_Rows_

[START]

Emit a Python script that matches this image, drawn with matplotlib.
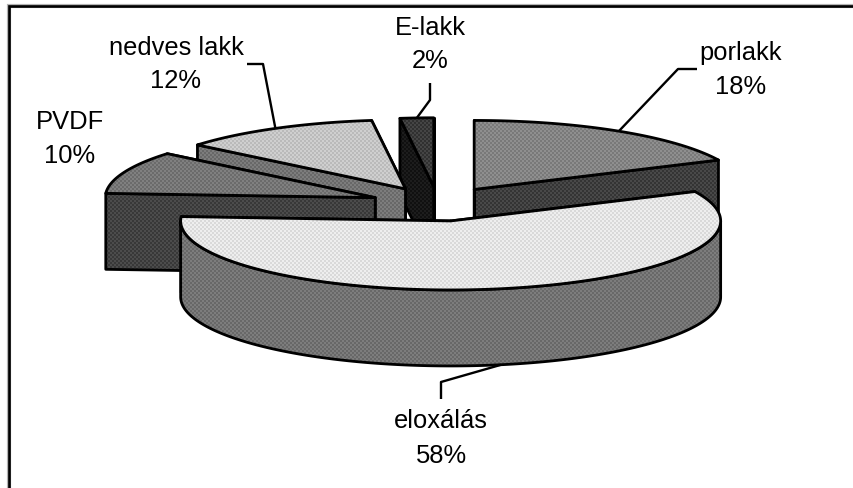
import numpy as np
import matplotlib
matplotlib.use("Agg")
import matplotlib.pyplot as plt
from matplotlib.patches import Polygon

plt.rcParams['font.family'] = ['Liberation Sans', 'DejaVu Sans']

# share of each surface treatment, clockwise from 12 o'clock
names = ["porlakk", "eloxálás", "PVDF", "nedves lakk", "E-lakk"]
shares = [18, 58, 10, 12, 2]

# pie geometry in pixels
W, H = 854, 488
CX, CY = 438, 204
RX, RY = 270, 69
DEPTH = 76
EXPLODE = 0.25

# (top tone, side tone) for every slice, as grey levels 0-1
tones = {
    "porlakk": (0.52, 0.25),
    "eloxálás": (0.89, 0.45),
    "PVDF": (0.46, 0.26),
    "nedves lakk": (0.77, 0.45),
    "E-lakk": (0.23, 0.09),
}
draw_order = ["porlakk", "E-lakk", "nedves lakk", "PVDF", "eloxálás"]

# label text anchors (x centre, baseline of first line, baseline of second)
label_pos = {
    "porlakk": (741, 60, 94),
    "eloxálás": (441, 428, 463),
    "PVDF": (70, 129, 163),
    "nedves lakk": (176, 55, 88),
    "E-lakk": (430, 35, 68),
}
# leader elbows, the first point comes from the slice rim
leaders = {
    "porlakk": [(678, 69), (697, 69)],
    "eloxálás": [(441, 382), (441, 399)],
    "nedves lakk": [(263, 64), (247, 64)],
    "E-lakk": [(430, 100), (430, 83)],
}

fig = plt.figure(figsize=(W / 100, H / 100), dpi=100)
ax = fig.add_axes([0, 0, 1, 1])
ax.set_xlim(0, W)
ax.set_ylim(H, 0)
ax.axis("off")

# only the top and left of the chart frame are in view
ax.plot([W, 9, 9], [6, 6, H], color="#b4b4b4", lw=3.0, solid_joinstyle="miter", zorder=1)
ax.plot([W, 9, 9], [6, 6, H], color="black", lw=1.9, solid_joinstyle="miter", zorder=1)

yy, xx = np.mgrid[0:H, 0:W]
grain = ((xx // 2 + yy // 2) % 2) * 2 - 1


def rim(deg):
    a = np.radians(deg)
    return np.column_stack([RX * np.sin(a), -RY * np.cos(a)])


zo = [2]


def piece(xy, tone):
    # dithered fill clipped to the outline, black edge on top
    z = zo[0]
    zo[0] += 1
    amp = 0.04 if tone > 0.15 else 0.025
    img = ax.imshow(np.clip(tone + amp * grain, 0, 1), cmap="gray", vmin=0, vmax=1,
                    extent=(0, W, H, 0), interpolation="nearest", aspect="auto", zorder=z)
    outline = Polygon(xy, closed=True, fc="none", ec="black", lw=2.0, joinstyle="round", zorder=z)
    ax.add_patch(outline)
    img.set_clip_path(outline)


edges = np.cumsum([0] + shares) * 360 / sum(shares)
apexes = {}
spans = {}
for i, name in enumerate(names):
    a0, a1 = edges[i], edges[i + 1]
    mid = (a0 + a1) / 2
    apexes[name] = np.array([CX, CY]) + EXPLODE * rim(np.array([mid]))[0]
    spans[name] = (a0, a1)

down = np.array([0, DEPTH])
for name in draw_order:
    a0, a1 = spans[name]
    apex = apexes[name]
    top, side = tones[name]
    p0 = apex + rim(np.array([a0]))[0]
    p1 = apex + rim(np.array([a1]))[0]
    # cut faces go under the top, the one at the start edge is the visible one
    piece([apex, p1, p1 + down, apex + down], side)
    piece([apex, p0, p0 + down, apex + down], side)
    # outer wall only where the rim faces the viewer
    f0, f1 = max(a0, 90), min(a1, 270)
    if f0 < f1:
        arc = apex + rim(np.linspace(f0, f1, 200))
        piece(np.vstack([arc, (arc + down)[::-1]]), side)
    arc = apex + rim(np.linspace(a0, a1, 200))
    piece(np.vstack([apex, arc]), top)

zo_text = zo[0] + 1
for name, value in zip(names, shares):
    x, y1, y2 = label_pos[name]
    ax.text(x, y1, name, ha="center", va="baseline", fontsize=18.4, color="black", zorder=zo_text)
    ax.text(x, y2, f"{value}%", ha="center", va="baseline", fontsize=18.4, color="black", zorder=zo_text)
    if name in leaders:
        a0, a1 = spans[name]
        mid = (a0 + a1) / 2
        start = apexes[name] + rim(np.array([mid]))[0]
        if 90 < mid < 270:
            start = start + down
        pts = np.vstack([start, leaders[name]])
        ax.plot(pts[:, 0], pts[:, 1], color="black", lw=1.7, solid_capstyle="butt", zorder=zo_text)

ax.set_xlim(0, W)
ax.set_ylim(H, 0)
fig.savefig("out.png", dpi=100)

[END]
[START]

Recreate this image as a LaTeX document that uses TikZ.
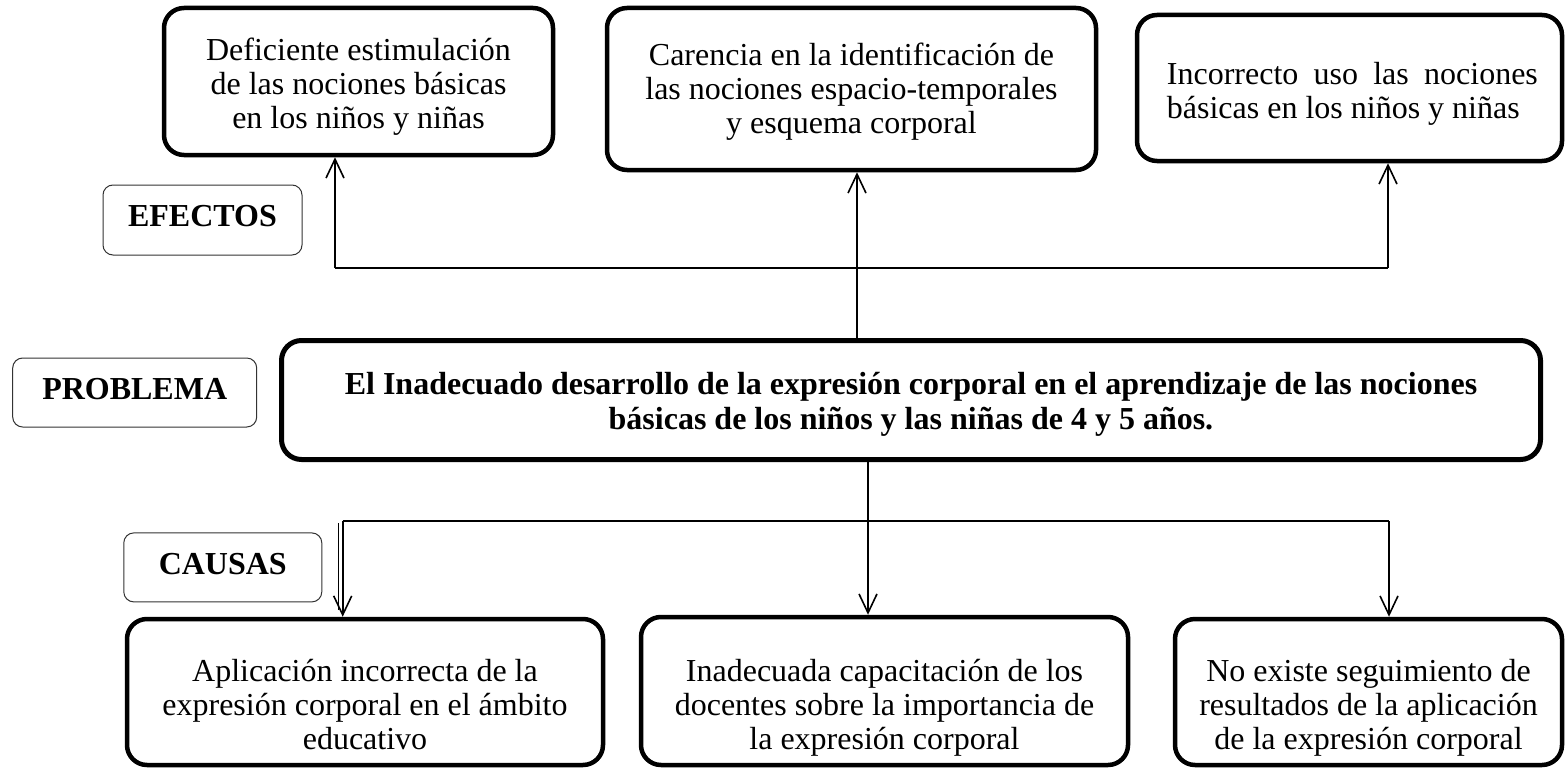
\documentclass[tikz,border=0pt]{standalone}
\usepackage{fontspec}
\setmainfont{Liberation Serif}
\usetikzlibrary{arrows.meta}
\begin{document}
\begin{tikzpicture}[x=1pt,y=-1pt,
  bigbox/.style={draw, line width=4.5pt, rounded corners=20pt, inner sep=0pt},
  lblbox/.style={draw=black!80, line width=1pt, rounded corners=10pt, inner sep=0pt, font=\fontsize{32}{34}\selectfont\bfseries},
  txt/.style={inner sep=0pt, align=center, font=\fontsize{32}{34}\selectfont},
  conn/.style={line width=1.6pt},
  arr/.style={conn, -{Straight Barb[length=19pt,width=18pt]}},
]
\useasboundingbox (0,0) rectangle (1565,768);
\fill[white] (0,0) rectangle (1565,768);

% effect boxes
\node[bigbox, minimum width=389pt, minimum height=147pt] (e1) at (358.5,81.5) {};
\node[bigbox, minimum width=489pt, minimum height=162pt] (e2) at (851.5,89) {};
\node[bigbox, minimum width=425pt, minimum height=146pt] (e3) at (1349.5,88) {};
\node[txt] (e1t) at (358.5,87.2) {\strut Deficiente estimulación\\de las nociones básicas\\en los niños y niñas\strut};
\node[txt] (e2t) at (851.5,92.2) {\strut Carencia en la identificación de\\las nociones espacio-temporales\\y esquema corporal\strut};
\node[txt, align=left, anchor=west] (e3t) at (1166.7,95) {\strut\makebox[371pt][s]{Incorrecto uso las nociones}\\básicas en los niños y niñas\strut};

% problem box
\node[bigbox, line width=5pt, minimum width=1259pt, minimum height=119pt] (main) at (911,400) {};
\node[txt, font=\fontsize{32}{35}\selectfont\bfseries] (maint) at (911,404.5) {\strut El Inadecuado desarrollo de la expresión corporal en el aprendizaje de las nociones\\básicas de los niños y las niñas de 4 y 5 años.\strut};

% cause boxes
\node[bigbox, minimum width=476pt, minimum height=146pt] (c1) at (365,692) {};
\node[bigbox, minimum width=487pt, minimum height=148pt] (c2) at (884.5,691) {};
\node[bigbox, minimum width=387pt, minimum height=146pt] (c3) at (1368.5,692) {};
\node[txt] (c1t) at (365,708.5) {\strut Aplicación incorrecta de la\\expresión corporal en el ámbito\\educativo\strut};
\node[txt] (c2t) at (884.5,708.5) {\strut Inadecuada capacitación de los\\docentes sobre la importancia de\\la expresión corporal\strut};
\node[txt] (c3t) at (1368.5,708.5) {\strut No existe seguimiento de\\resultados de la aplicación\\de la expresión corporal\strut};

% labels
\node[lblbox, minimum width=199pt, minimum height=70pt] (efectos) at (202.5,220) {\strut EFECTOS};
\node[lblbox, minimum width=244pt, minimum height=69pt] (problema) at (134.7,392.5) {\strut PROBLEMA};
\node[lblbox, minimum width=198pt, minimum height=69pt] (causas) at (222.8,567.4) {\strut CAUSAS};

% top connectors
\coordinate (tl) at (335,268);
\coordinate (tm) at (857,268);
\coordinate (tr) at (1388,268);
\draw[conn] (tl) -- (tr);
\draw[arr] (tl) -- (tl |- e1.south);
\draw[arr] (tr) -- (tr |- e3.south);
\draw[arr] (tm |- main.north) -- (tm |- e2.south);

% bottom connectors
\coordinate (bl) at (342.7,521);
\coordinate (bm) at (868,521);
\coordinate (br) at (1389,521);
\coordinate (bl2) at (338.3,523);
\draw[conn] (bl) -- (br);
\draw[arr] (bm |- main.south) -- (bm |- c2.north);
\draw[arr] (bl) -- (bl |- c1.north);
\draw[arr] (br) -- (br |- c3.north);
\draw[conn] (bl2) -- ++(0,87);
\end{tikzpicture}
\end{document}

[END]
[START]

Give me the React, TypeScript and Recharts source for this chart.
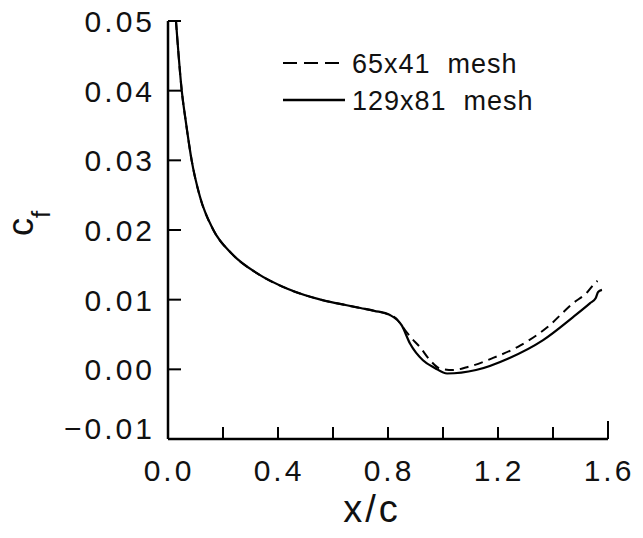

[END]

_Job_
Return all lines with the word "chart" in them.

_Exercise output_
# only the top and left of the chart frame are in view
Give me the React, TypeScript and Recharts source for this chart.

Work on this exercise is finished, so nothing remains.